Effects of Macroion Geometry and Charge Discretization in Charge Reversal

TL;DR

This study investigates how macroion shape and discrete surface charges influence charge reversal, revealing that geometry and valence interactions significantly affect overcharging efficiency, with some cases favoring discrete charges over continuous ones.

Contribution

It provides a comparative analysis of macroion charge reversal considering geometry and charge discretization, using energy minimization simulations and an analytical model.

Findings

Macroion geometry impacts overcharging behavior.

Valence combinations influence charge reversal efficiency.

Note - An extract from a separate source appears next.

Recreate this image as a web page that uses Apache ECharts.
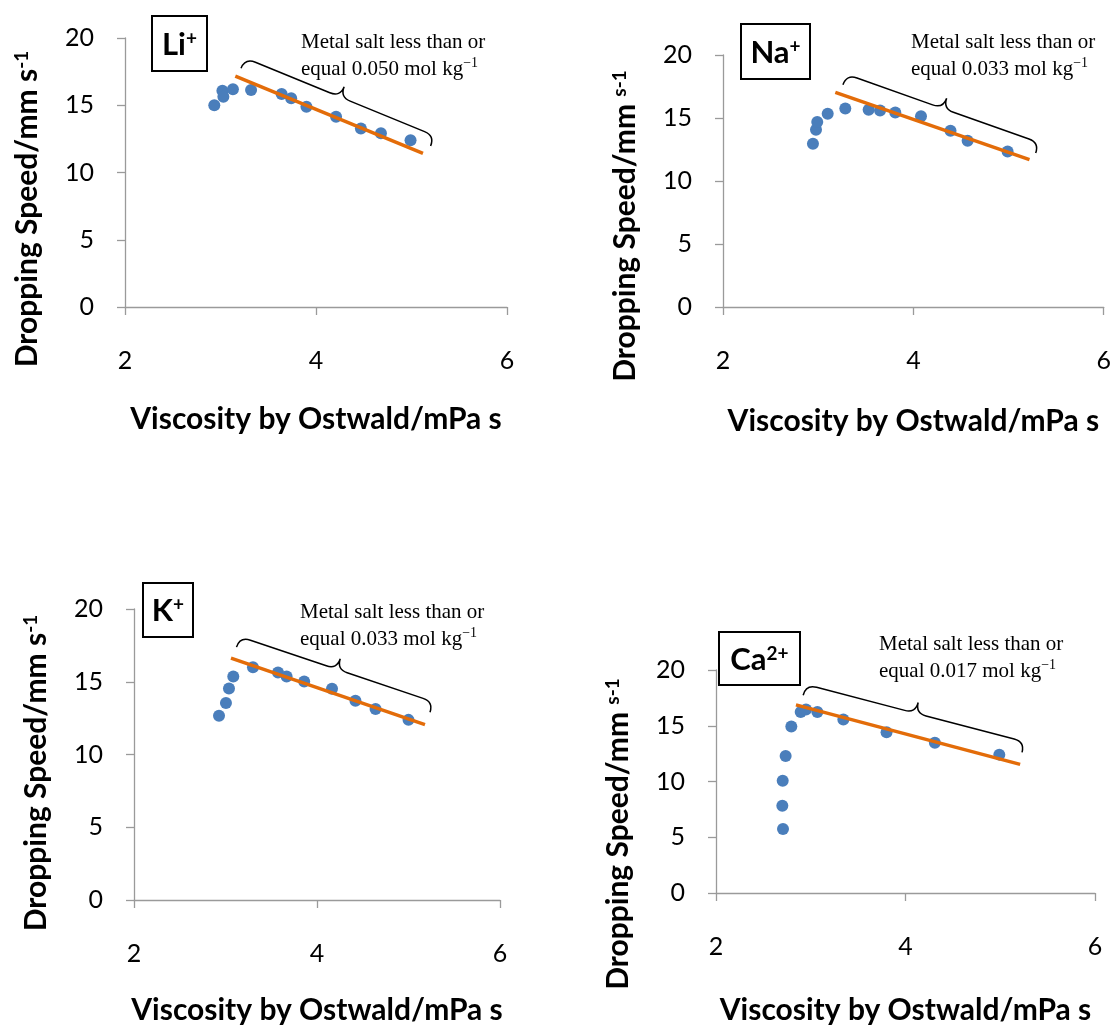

Discrete surface charges can outperform continuous charges in certain cases.

Abstract

The effects of discrete macroion surface charge distribution and valences of these surface charges and counterions on charge reversal have been studied for macroions of three different geometries and compared with those of continuous surface charge distributions. The geometry of the macroion has been observed to play an important role in overcharging in these cases. The interplay of valences of discrete microions and counterions have noticeable effects on overcharging efficiency. For some valence combinations overcharging the macroion with discrete surface charge is seen to be more efficient than those with continuous charge distribution. The calculations have been performed using a previously developed energy minimization simulation technique. For comparison purposes the corresponding continuous charge distribution cases together with an analytical model derived from modified Scatchard approach (for continuous charge distribution) have been evaluated.